Il faut dire que l'exercice n'était pas simple. Pour plein de raisons, la création de la K0 était risquée: il s'agissait de définir une montre à 3 aiguilles (et donc sans l'affichage des phases de lune si intimement lié à la démarche de Stepan) dont la vocation "sportive - de plongée" était éloignée de celles des Korona qui ont précédé.

La mission est accomplie car Stepan a réussi à faire cohabiter son style avec le côté pratique de la montre, la K0 étant étanche à 300 mètres. Ce n'est pas parce que la montre émane d'un horloger indépendant et qu'elle comporte un certain nombre d'originalités que sa fonctionnalité doit être mise de côté.

Et c'est justement dans ce domaine précis où sa patte d'horloger de talent s'est exprimée: il a retravaillé le mouvement et adapté le boîtier afin que tous les réglages (mise à l'heure et déplacement de la lunette interne) se fassent intégralement à la couronne. La K0 est donc une montre simple à utiliser, sans devoir manipuler une deuxième couronne qui risquait de casser la fluidité du design.

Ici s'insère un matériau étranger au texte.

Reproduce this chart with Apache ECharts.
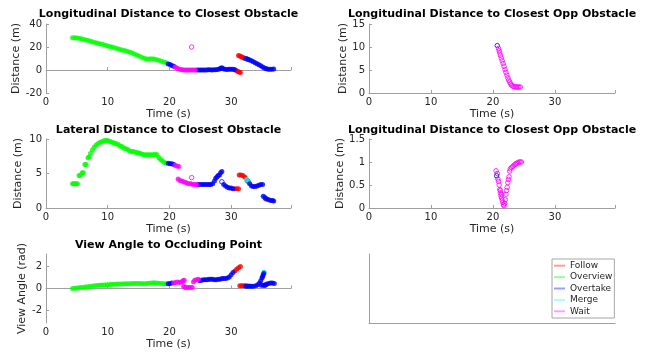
<!DOCTYPE html>
<html><head><meta charset="utf-8">
<script src="https://cdn.jsdelivr.net/npm/echarts@6/dist/echarts.min.js"></script>
<style>html,body{margin:0;padding:0;background:#fff}#c{width:654px;height:356px}</style>
</head><body><div id="c"></div>
<script>
// ---------- labels ----------
const modes = ['Follow', 'Overview', 'Overtake', 'Merge', 'Wait'];
const titles = [
  'Longitudinal Distance to Closest Obstacle',
  'Longitudinal Distance to Closest Opp Obstacle',
  'Lateral Distance to Closest Obstacle',
  'Longitudinal Distance to Closest Opp Obstacle',
  'View Angle to Occluding Point'
];
const yNames = ['Distance (m)', 'Distance (m)', 'Distance (m)', 'Distance (m)', 'View Angle (rad)'];
const xName = 'Time (s)';
const xTicks = [0, 10, 20, 30];
const angTicks = [-2, 0, 2];

// ---------- plot 1: longitudinal distance ----------
const lonOverview = [[4.3,28.0],[4.7,28.0],[5.1,27.8],[5.5,27.4],[5.9,26.9],[6.3,26.3],[6.7,25.8],[7.1,25.2],[7.5,24.6],[7.9,24.0],[8.3,23.4],[8.7,22.9],[9.1,22.3],[9.5,21.7],[9.9,21.1],[10.3,20.5],[10.7,19.9],[11.1,19.3],[11.5,18.7],[11.9,18.1],[12.3,17.5],[12.7,16.9],[13.1,16.3],[13.5,15.6],[13.9,14.9],[14.3,14.0],[14.7,13.1],[15.1,12.1],[15.5,11.1],[15.9,10.2],[16.3,9.6],[16.7,9.6],[17.1,9.7],[17.5,9.5],[17.9,9.0],[18.3,8.4],[18.7,7.7],[19.1,7.0],[19.5,6.2],[32.3,10.0],[32.6,9.5],[32.9,9.0]];
const lonOvertake = [[19.8,5.3],[20.1,4.7],[20.4,4.0],[20.7,3.3],[24.5,0.0],[24.8,0.0],[25.1,0.0],[25.4,-0.1],[25.7,0.0],[26.0,0.1],[26.3,0.2],[26.6,0.2],[26.9,0.1],[27.2,0.3],[27.5,0.3],[27.8,0.5],[28.1,0.8],[28.3,1.6],[28.5,1.9],[28.7,1.0],[29.0,0.6],[29.3,0.5],[29.6,0.6],[29.9,0.6],[30.2,0.7],[30.5,0.5],[32.4,9.9],[32.7,9.4],[33.0,8.7],[33.3,8.0],[33.6,7.1],[33.9,6.3],[34.2,5.4],[34.5,4.5],[34.8,3.6],[35.1,2.7],[35.4,1.8],[35.7,1.0],[36.0,0.7],[36.3,0.6],[36.6,0.6],[36.9,0.8]];
const lonFollow = [[30.7,0.0],[30.9,-0.6],[31.1,-1.2],[31.3,-1.8],[31.5,-2.2],[31.2,12.7],[31.4,12.2],[31.6,11.7],[31.8,11.1],[32.0,10.6],[32.2,10.2],[32.4,9.8],[32.7,9.4],[35.6,1.3]];
const lonMerge = [[32.5,9.7],[32.8,9.2],[35.5,1.5]];
const lonWait = [[20.9,2.6],[21.2,1.7],[21.5,0.9],[21.8,0.4],[22.1,0.2],[22.4,0.1],[22.7,0.1],[23.0,0.0],[23.3,0.1],[23.6,0.0],[23.9,0.0],[24.2,-0.1]];
const lonWaitStray = [[23.6,20.0]];

// ---------- plot 2: longitudinal distance to opp obstacle ----------
const oppOvertake = [[20.7,10.3]];
const oppWait = [[20.9,9.7],[21.0,9.2],[21.1,8.7],[21.2,8.2],[21.35,7.6],[21.5,7.0],[21.65,6.4],[21.8,5.8],[21.95,5.1],[22.1,4.5],[22.25,3.9],[22.4,3.3],[22.55,2.8],[22.7,2.4],[22.85,2.0],[23.0,1.7],[23.2,1.5],[23.4,1.35],[23.6,1.3],[23.8,1.3],[24.0,1.3],[24.2,1.3],[24.4,1.3]];

// ---------- plot 3: lateral distance ----------
const latOverview = [[4.3,3.5],[4.5,3.5],[4.7,3.5],[4.9,3.5],[5.1,3.5],[5.35,4.7],[5.55,4.7],[5.85,5.1],[6.05,5.1],[6.3,6.3],[6.5,6.3],[6.8,7.3],[7.0,7.4],[7.2,7.9],[7.5,8.4],[7.8,8.8],[8.1,9.1],[8.4,9.3],[8.7,9.5],[9.0,9.6],[9.3,9.7],[9.6,9.8],[9.9,9.8],[10.2,9.7],[10.5,9.6],[10.8,9.5],[11.1,9.4],[11.4,9.3],[11.7,9.2],[12.0,9.0],[12.3,8.9],[12.6,8.7],[12.9,8.6],[13.2,8.5],[13.5,8.3],[13.8,8.2],[14.1,8.2],[14.4,8.1],[14.7,8.0],[15.0,8.0],[15.3,7.9],[15.6,7.8],[15.9,7.7],[16.2,7.7],[16.5,7.7],[16.8,7.7],[17.1,7.7],[17.4,7.7],[17.7,7.8],[18.0,7.7],[18.3,7.3],[18.6,7.0],[18.9,6.8],[19.2,6.6],[19.5,6.5],[32.4,4.3],[32.7,3.9]];
const latOvertake = [[19.8,6.5],[20.1,6.4],[20.4,6.4],[20.7,6.3],[24.6,3.4],[24.9,3.4],[25.2,3.4],[25.5,3.4],[25.8,3.4],[26.1,3.4],[26.4,3.4],[26.7,3.4],[27.0,3.5],[27.3,3.9],[27.5,4.3],[27.7,4.5],[27.9,4.7],[28.1,4.8],[28.3,5.1],[28.5,5.3],[28.8,3.4],[29.1,3.2],[29.4,3.0],[29.7,2.9],[30.0,2.9],[30.3,2.8],[33.0,3.5],[33.3,3.2],[33.6,3.1],[33.9,3.1],[34.2,3.2],[34.5,3.3],[34.8,3.4],[35.1,3.4],[35.2,1.7],[35.5,1.5],[35.8,1.3],[36.1,1.2],[36.4,1.1],[36.7,1.1],[36.9,1.0]];
const latOvertakeStray = [[28.5,3.8]];
const latFollow = [[30.6,2.8],[30.9,2.8],[31.2,2.8],[31.3,4.8],[31.6,4.8],[31.9,4.7],[32.2,4.5],[32.6,4.0],[32.8,3.8],[35.6,1.3]];
const latMerge = [[32.5,4.1],[32.9,3.7],[35.4,1.6]];
const latWait = [[20.9,6.2],[21.2,6.1],[21.5,6.0],[21.4,4.2],[21.7,4.0],[22.0,3.9],[22.3,3.8],[22.6,3.7],[22.9,3.6],[23.2,3.5],[23.5,3.5],[23.8,3.4],[24.1,3.4],[24.4,3.4]];
const latWaitStray = [[23.6,4.4]];

// ---------- plot 4: second opp obstacle panel ----------
const opp2Overtake = [[20.6,0.70]];
const opp2Wait = [[20.5,0.81],[20.7,0.75],[20.8,0.63],[20.9,0.58],[21.0,0.50],[21.1,0.40],[21.2,0.33],[21.3,0.26],[21.4,0.22],[21.5,0.17],[21.6,0.12],[21.7,0.07],[21.8,0.05],[21.9,0.10],[22.0,0.18],[22.1,0.30],[22.2,0.38],[22.3,0.45],[22.4,0.55],[22.5,0.62],[22.6,0.68],[22.7,0.80],[22.8,0.85],[23.0,0.88],[23.2,0.90],[23.4,0.93],[23.6,0.95],[23.8,0.97],[24.0,0.98],[24.2,1.00],[24.4,1.00],[24.6,1.00],[21.2,0.38],[21.4,0.30]];

// ---------- plot 5: view angle ----------
const angOverview = [[4.3,0.0],[4.7,0.02],[5.1,0.05],[5.5,0.08],[5.9,0.1],[6.3,0.13],[6.7,0.16],[7.1,0.19],[7.5,0.22],[7.9,0.25],[8.3,0.27],[8.7,0.29],[9.1,0.31],[9.5,0.33],[9.9,0.35],[10.3,0.37],[10.7,0.38],[11.1,0.39],[11.5,0.4],[11.9,0.41],[12.3,0.42],[12.7,0.43],[13.1,0.44],[13.5,0.44],[13.9,0.45],[14.3,0.45],[14.7,0.46],[15.1,0.46],[15.5,0.45],[15.9,0.44],[16.3,0.45],[16.7,0.47],[17.1,0.5],[17.5,0.52],[17.9,0.5],[18.3,0.47],[18.7,0.45],[19.1,0.44],[19.5,0.43],[32.6,0.25],[33.0,0.2]];
const angOvertake = [[19.8,0.43],[20.1,0.45],[20.4,0.5],[24.9,0.7],[25.2,0.75],[25.5,0.8],[25.8,0.8],[26.1,0.8],[26.4,0.85],[26.7,0.85],[27.0,0.85],[27.3,0.8],[27.6,0.8],[27.9,0.85],[28.2,0.85],[28.5,0.9],[28.8,0.9],[29.1,0.9],[29.4,0.95],[29.7,1.05],[30.0,1.25],[30.3,1.45],[32.4,0.2],[32.7,0.2],[33.0,0.2],[33.3,0.2],[33.6,0.2],[34.0,0.25],[34.3,0.35],[34.6,0.5],[34.8,0.7],[35.0,0.95],[35.1,1.1],[35.2,1.25],[35.3,1.4],[34.9,0.3],[35.2,0.3],[35.4,0.3],[35.6,0.35],[35.8,0.4],[36.1,0.45],[36.4,0.5],[36.7,0.5],[37.0,0.45]];
const angFollow = [[30.6,1.6],[30.9,1.75],[31.2,1.9],[31.5,2.0],[31.4,0.25],[31.7,0.25],[32.0,0.25],[32.3,0.25],[35.5,0.3]];
const angMerge = [[32.8,0.25],[35.35,1.5]];
const angWait = [[20.7,0.5],[21.0,0.55],[21.3,0.6],[21.6,0.55],[21.9,0.6],[22.2,0.7],[22.4,0.75],[22.3,0.2],[22.5,0.1],[22.8,0.1],[23.1,0.1],[23.4,0.1],[23.7,0.1],[23.9,0.6],[24.1,0.75],[24.4,0.8],[24.7,0.85]];

// ---------- styling ----------
const FONT = 'DejaVu Sans';
const TXT = '#262626';
const AXC = '#a0a0a0';
const modeColor = { Follow: '#ff0000', Overview: '#00ff00', Overtake: '#0000ff', Merge: '#00ffff', Wait: '#ff00ff' };
const legendColor = { Follow: '#ff9c9c', Overview: '#98ff98', Overtake: '#9c9cff', Merge: '#a8ffff', Wait: '#ffa0ff' };

const grids = [
  { left: 46, top: 24, width: 245, height: 69 },
  { left: 369, top: 24, width: 246, height: 69 },
  { left: 46, top: 139, width: 245, height: 69 },
  { left: 369, top: 139, width: 246, height: 69 },
  { left: 46, top: 254, width: 245, height: 69 },
  { left: 369, top: 254, width: 246, height: 69 }
];
const yRanges = [
  { min: -20, max: 40, interval: 20 },
  { min: 0, max: 15, interval: 5 },
  { min: 0, max: 10, interval: 5 },
  { min: 0, max: 1.5, interval: 0.5 },
  { min: -Math.PI, max: Math.PI }
];
const yNameGaps = [23, 19, 22, 23, 18];
const titleTops = [9, 9, 125, 125, 240];

const xAxes = [], yAxes = [], titleList = [];
for (let i = 0; i < 6; i++) {
  const g = grids[i];
  const blank = i === 5;
  xAxes.push({
    type: 'value', gridIndex: i, min: 0, max: 39.7, interval: 10,
    name: blank ? '' : xName, nameLocation: 'middle', nameGap: 16,
    nameTextStyle: { color: TXT, fontSize: 11, fontFamily: FONT },
    axisLine: { show: true, lineStyle: { color: AXC, width: 1 } },
    axisTick: { show: !blank, inside: true, length: 3, lineStyle: { color: AXC } },
    axisLabel: { show: !blank, color: TXT, fontSize: 10, fontFamily: FONT, margin: 4,
      customValues: xTicks },
    splitLine: { show: false }
  });
  const yr = blank ? { min: 0, max: 1 } : yRanges[i];
  const ya = {
    type: 'value', gridIndex: i, min: yr.min, max: yr.max,
    name: blank ? '' : yNames[i], nameLocation: 'middle', nameGap: blank ? 0 : yNameGaps[i],
    nameTextStyle: { color: TXT, fontSize: 11, fontFamily: FONT },
    axisLine: { show: true, lineStyle: { color: AXC, width: 1 } },
    axisTick: { show: !blank, inside: true, length: 3, lineStyle: { color: AXC } },
    axisLabel: { show: !blank, color: TXT, fontSize: 10, fontFamily: FONT, margin: 4 },
    splitLine: { show: false }
  };
  if (yr.interval) ya.interval = yr.interval;
  if (i === 4) {
    ya.axisLabel.customValues = angTicks;
    ya.axisTick.customValues = angTicks;
  }
  yAxes.push(ya);
  if (!blank) {
    titleList.push({
      text: titles[i], left: g.left + g.width / 2, top: titleTops[i], textAlign: 'center', padding: 0,
      textStyle: { fontFamily: FONT, fontSize: 11, fontWeight: 'bold', color: '#000' }
    });
  }
}

function sc(name, data, gi, hollow) {
  return {
    type: 'scatter', name: name, data: data, xAxisIndex: gi, yAxisIndex: gi,
    symbol: 'circle', symbolSize: hollow ? 4.5 : 5, silent: true, animation: false,
    itemStyle: hollow
      ? { color: 'rgba(255,255,255,0)', borderColor: modeColor[name], borderWidth: 1 }
      : { color: modeColor[name] }
  };
}

const series = [
  sc('Overview', lonOverview, 0), sc('Follow', lonFollow, 0), sc('Merge', lonMerge, 0),
  sc('Overtake', lonOvertake, 0), sc('Wait', lonWait, 0), sc('Wait', lonWaitStray, 0, true),
  sc('Overtake', oppOvertake, 1, true), sc('Wait', oppWait, 1, true),
  sc('Overview', latOverview, 2), sc('Follow', latFollow, 2), sc('Merge', latMerge, 2),
  sc('Overtake', latOvertake, 2), sc('Overtake', latOvertakeStray, 2, true),
  sc('Wait', latWait, 2), sc('Wait', latWaitStray, 2, true),
  sc('Wait', opp2Wait, 3, true), sc('Overtake', opp2Overtake, 3, true),
  sc('Overview', angOverview, 4), sc('Follow', angFollow, 4), sc('Merge', angMerge, 4),
  sc('Overtake', angOvertake, 4), sc('Wait', angWait, 4)
];

const chart = echarts.init(document.getElementById('c'), null, { renderer: 'canvas' });
chart.setOption({
  backgroundColor: '#fff',
  animation: false,
  title: titleList,
  grid: grids,
  xAxis: xAxes,
  yAxis: yAxes,
  legend: {
    orient: 'vertical', left: 552, top: 259, padding: [1, 2, 1, 2],
    itemGap: 0, itemWidth: 11, itemHeight: 2, selectedMode: false,
    borderColor: '#a6a6a6', borderWidth: 1, backgroundColor: '#fff',
    itemStyle: { borderWidth: 0, opacity: 1 },
    textStyle: { color: TXT, fontSize: 9, fontFamily: FONT, lineHeight: 11.4 },
    data: modes.map(m => ({ name: m, icon: 'rect', itemStyle: { color: legendColor[m], borderWidth: 0, opacity: 1 } }))
  },
  series: series
});
</script>
</body></html>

Car la K0 est une réussite esthétique. Ce n'est certes pas ma Korona favorite préférant le charme mystérieux et envoutant des K3 par exemple. Mais nous y retrouvons bien les détails qui permettent de définir la touche si personnelle de Stepan.

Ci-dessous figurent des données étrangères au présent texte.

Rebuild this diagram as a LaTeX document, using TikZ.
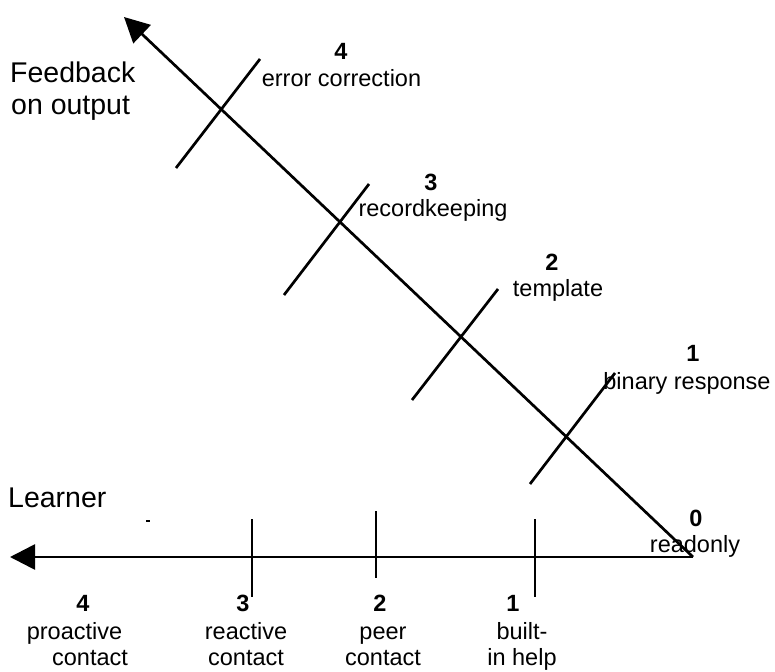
\documentclass[tikz,border=0pt]{standalone}
\usepackage{fontspec}
\setmainfont{Liberation Sans}
\usetikzlibrary{arrows.meta}
\begin{document}
\begin{tikzpicture}[x=1pt,y=-1pt,
  axis/.style={line width=2.7pt,-{Triangle[length=25pt,width=25pt]}},
  tickline/.style={line width=2.7pt},
  lbl/.style={inner sep=0pt,anchor=base,font=\fontsize{23.5}{28}\selectfont},
  num/.style={lbl,font=\fontsize{23.5}{28}\selectfont\bfseries},
  ttl/.style={inner sep=0pt,anchor=base west,font=\fontsize{28.5}{34}\selectfont}]
\useasboundingbox (0,0) rectangle (775,671);
% axes
\coordinate (O) at (693,557);
\coordinate (tipH) at (10,557);
\coordinate (tipD) at (124,17);
\draw[axis] (O) -- (tipH);
\draw[axis] (O) -- (tipD);
% horizontal ticks
\coordinate (h1a) at (535,519); \coordinate (h1b) at (535,597);
\coordinate (h2a) at (376,511); \coordinate (h2b) at (376,578);
\coordinate (h3a) at (252,519); \coordinate (h3b) at (252,597);
\draw[tickline] (h1a) -- (h1b);
\draw[tickline] (h2a) -- (h2b);
\draw[tickline] (h3a) -- (h3b);
% diagonal ticks
\coordinate (d4a) at (176,168); \coordinate (d4b) at (260,59);
\coordinate (d3a) at (284,295); \coordinate (d3b) at (369,184);
\coordinate (d2a) at (412,400); \coordinate (d2b) at (498,289);
\coordinate (d1a) at (530,484); \coordinate (d1b) at (615,373);
\draw[tickline] (d4a) -- (d4b);
\draw[tickline] (d3a) -- (d3b);
\draw[tickline] (d2a) -- (d2b);
\draw[tickline] (d1a) -- (d1b);
% small stray mark
\coordinate (ma) at (146,521); \coordinate (mb) at (150,521);
\draw[line width=1.2pt] (ma) -- (mb);
% titles
\node[ttl] (fb1) at (10,82.7) {Feedback};
\node[ttl] (fb2) at (11,115) {on output};
\node[ttl] (lrn) at (8,507) {Learner};
% diagonal labels
\node[num] (n4) at (341,60) {4};
\node[lbl] (l4) at (341.5,87) {error correction};
\node[num] (n3) at (431,190) {3};
\node[lbl] (l3) at (433,216.5) {recordkeeping};
\node[num] (n2) at (552,270) {2};
\node[lbl] (l2) at (558,296.5) {template};
\node[num] (n1) at (693,361.5) {1};
\node[lbl] (l1) at (687,389) {binary response};
\node[num] (n0) at (696,526) {0};
\node[lbl] (l0) at (695,552.5) {readonly};
% bottom labels
\node[num] (b4) at (83,611) {4};
\node[lbl] (b4a) at (74.5,639) {proactive};
\node[lbl] (b4b) at (90,665.5) {contact};
\node[num] (b3) at (243,611) {3};
\node[lbl] (b3a) at (246,639) {reactive};
\node[lbl] (b3b) at (246,665.5) {contact};
\node[num] (b2) at (380,611) {2};
\node[lbl] (b2a) at (383,639) {peer};
\node[lbl] (b2b) at (383,665.5) {contact};
\node[num] (b1) at (513,611) {1};
\node[lbl] (b1a) at (522,639) {built-};
\node[lbl] (b1b) at (522,665.5) {in help};
\end{tikzpicture}
\end{document}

Le boîtier de 46mm possède la forme typique des Korona. Cette taille peut sembler impressionnante mais la montre fait plus petite qu'elle n'est au poignet: les cornes sont très courtes et très incurvées, s'estompant une fois la montre portée. L'ouverture du cadran est limitée compte tenu de la forme du boîtier et de la présence de la lunette interne. De plus la taille des index a été revue, tout comme celle des aiguilles si bien que le cadran semble plus petit. L'épaisseur de 11,32mm reste relativement contenue et ne choque point (à noter l'épaisseur de 2,5mm du verre).

Autre élément incontournable: le rendu "grillagé". Il aurait pu alourdir visuellement le cadran dans ce contexte précis de montre à vocation sportive mais il s'intègre bien grâce au jeu de couleurs. De plus, le cadran reste très épuré grâce au retrait des chiffres des minutes qui étaient utilisés sur le prototype initial.

Les index et les aiguilles apportent une lisibilité maximum tout comme le bout élargi de la trotteuse. Le traitement anti-reflets du verre est efficace. La lunette interne se règle donc à la couronne et du fait du "Sarpaneva" indiqué sur cette lunette, je me suis amusé à la faire tourner afin que ce nom se retrouve à différents endroits sur le cadran: cela modifie l'esthétique de la montre et selon l'humeur, nous pouvons le placer sur le côté, ou à douze heures etc...

La couronne est maintenant positionnée à 4 heures profitant du renforcement du boîtier: un choix plus qu'heureux car sa position sur le prototype initial à 3 heures était moins convaincante.

Le mouvement reste le fidèle Soprod A10 que Stepan maîtrise totalement. Il n'y a pas de surprise à attendre à ce niveau: le mouvement est certes pas exclusif mais fiable et sans souci. Stepan l'a évidemment retravaillé pour intégrer la lunette interne ainsi que son système de réglage via la couronne. En termes de performances, il propose comme d'habitude une fréquence de 4hz et une réserve de marche de 42 heures.

3 déclinaisons de la K0 sont disponibles, l'une à boîtier acier, les deux autres à boîtier acier avec un revêtement DLC noir. La version acier propose un cadran avec des tons gris et bleus. Il s'agit de la version la plus lumineuse, sûrement la plus facile à porter. Les versions DLC sont plus radicales: soit le bleu devient plus présent sur le cadran, soit le gris l'emporte. C'est bien cette dernière qui constitue ma K0 préférée car j'y retrouve l'ambiance mystérieuse et mélancolique propre à Stepan.

En retournant les montres, nous découvrons son côté malicieux: plutôt que de vouloir numéroter de façon presque artificielle sa production, il rappelle avec le "One of the Few" qu'il n'y aura pas pléthore de K0 de disponibles. Et j'interprète le "Ruler of Water" comme un clin d'oeil ironique vers tous ceux qui affublent leurs montres (et particulièrement de plongée) de superlatifs frisant le ridicule.

J'ai donc été séduit par cette K0 finale, bien plus en tout cas que la version initiale. Même si ce n'est pas vers cette Korona que je dirigerais, je trouve que la qualité de l'exécution et l'intégration réussie du style de Stepan Sarpaneva dans ce contexte plus fonctionnel lui confèrent certains atouts.

Un grand merci à Stepan Sarpaneva pour son accueil pendant la Foire de Bâle.